A spherical balloon is being inflated. Given that the volume of a sphere in terms of its radius is V(r) =4/3 πr^3 and the surface area of a sphere in terms of its radius is S(r) = 4 πr^2, estimate the rate at which the volume of the balloons is changing with respect to its surface area when the surface area measures 50 cm^2.
dV/dS = (dV/dt) / (dS/dt) = (4πr^2 dr/dt)/(8πr dr/dt) = r/2
So just find r when V = 50
Can you show that too
To estimate the rate at which the volume of the balloon is changing with respect to its surface area, we need to find the derivative of the volume function V(r) with respect to the surface area function S(r). This can be done using the chain rule.

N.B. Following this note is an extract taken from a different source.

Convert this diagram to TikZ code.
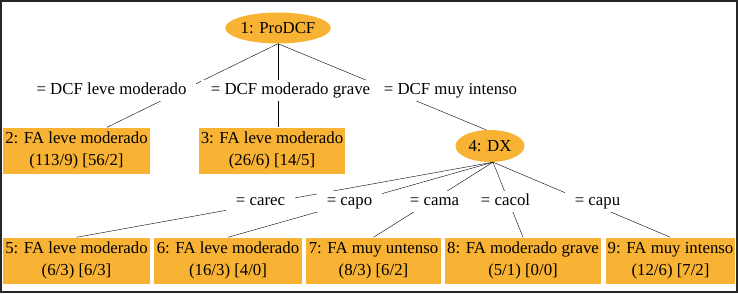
\documentclass[tikz,border=0pt]{standalone}
\usepackage{fontspec}
\setmainfont{Liberation Serif}
\usepackage{xcolor}
\usetikzlibrary{shapes.geometric}
\definecolor{treeorange}{RGB}{248,178,52}

\tikzset{
    txt/.style={font=\fontsize{16.8}{21.5}\selectfont},
    decision/.style={txt,ellipse,fill=treeorange,inner sep=0pt},
    leaf/.style={txt,rectangle,fill=treeorange,inner sep=0pt,align=center,minimum height=46pt},
    cond/.style={txt,rectangle,fill=white,inner xsep=10pt,inner ysep=0pt,
        text height=12pt,text depth=4pt,minimum height=21pt}
}

\begin{document}
\begin{tikzpicture}[x=1pt,y=-1pt]
    \useasboundingbox (0,0) rectangle (738,294);
    % Frame
    \draw[line width=1.5pt,black!85] (1,1) rectangle (737,292);

    % Decision nodes
    \node[decision,minimum width=100pt,minimum height=31pt] (root) at (278,28) {1: ProDCF};
    \node[decision,minimum width=69pt,minimum height=32pt] (dx) at (490,146) {4: DX};

    % Leaves
    \node[leaf,minimum width=147pt] (n2) at (76.5,150.5) {2: FA leve moderado\\(113/9) [56/2]};
    \node[leaf,minimum width=146pt] (n3) at (272,150.5) {3: FA leve moderado\\(26/6) [14/5]};
    \node[leaf,minimum width=147pt] (n5) at (76.5,260.5) {5: FA leve moderado\\(6/3) [6/3]};
    \node[leaf,minimum width=148pt] (n6) at (228,260.5) {6: FA leve moderado\\(16/3) [4/0]};
    \node[leaf,minimum width=135pt] (n7) at (373.5,260.5) {7: FA muy untenso\\(8/3) [6/2]};
    \node[leaf,minimum width=156pt] (n8) at (523,260.5) {8: FA moderado grave\\(5/1) [0/0]};
    \node[leaf,minimum width=129pt] (n9) at (670.5,260.5) {9: FA muy intenso\\(12/6) [7/2]};

    % Edges
    \draw (root.south) -- ([xshift=30.5pt]n2.north);
    \draw (root.south) -- ([xshift=6pt]n3.north);
    \draw (root.south) -- ([xshift=-4pt]dx.north);
    \foreach \n in {n5,n6,n7,n8,n9} {
        \draw ([xshift=3pt]dx.south) -- (\n.north);
    }

    % Edge labels
    \node[cond] (c2) at (111.5,90.5) {= DCF leve moderado};
    \node[cond] (c3) at (290.5,90.5) {= DCF moderado grave};
    \node[cond] (c4) at (450.5,90.5) {= DCF muy intenso};
    \node[cond] (c5) at (260.5,201.5) {= carec};
    \node[cond] (c6) at (349.5,201.5) {= capo};
    \node[cond] (c7) at (434.5,201.5) {= cama};
    \node[cond] (c8) at (505.5,201.5) {= cacol};
    \node[cond] (c9) at (597.5,201.5) {= capu};
\end{tikzpicture}
\end{document}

First, let's differentiate the volume function V(r) with respect to the radius r:
dV/dr = d/dr(4/3 πr^3)
= 4/3 * 3πr^2
= 4πr^2
Next, let's differentiate the surface area function S(r) with respect to the radius r:
dS/dr = d/dr(4πr^2)
= 8πr
Now, we can find the rate at which the volume is changing with respect to the surface area by dividing dV/dr by dS/dr:
(dV/dr)/(dS/dr) = (4πr^2)/(8πr)
= 1/2r
So, the rate at which the volume of the balloon is changing with respect to its surface area is 1/2r. To find the rate when the surface area measures 50 cm^2, we need to find the corresponding radius of the balloon.
Given that the surface area is S(r) = 4πr^2 = 50 cm^2, we can solve for r:
4πr^2 = 50
r^2 = 50/(4π)
r = √(50/(4π))
Now that we have the radius, we can substitute it into the rate formula:
Rate = 1/2r
= 1/(2 * √(50/(4π)))
Simplifying further gives the estimate for the rate at which the volume is changing with respect to the surface area when the surface area measures 50 cm^2.